Dan zitten we aan een tafeltje en ik zit naast het wazige raam (bekleedt met folie zodat je er niet doorheen kan kijken). Er springt plots een barst in in de vorm van een half rondje met hoekige uitlopers. Ik wijs er naar en roep verwoed uit dat dit hét bewijs is, maar ik word nog steeds niet geloofd.
Bij een loods denk ik aan opslag, en een oude loods staat volgens mij dus voor oude herinneringen. Het is echter omgebouwd tot een sfeervol restaurant, dus ik vermoed dat er een transformatie gaande is over die oude herinneringen. Dan duikt de geest van mijn vader op (ik heb al een tijdje geen contact met mijn vader). Hij wilt iets duidelijk maken aan mijn moeder – het heeft te maken met die oude herinneringen. Mijn moeder gelooft er niet in.

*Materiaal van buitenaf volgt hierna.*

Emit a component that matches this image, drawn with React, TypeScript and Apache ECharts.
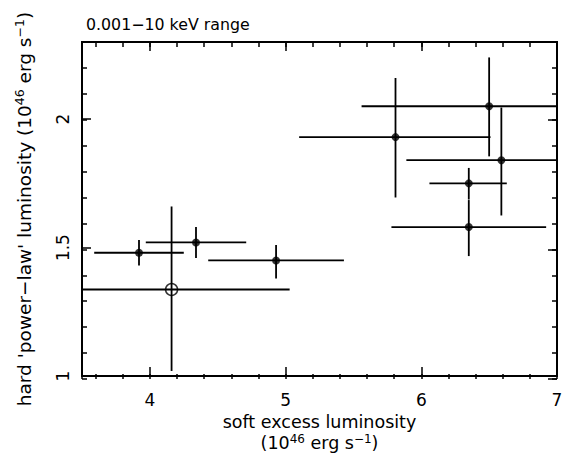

De tafel staat voor sociale verbindingen en het zou vast niet voor niets zijn dat ik aan tafel zit met in totaal drie vrouwen. Ik zit naast een wazig raam waar je niet doorheen kan kijken: mijn blik is vertroebelt/ik heb geen heldere kijk op de situatie(s). Er springt een barst in, dus je zou kunnen zeggen dat de situatie is gebarsten (HA!) of uit de hand is gelopen. De vorm van de barst doet er vast aan toe aan betekenis, maar die weet ik niet. Ik verwijs verwoed naar die barst, duidelijk makend dat ik er nu écht iets aan moet doen. Tijd voor actie?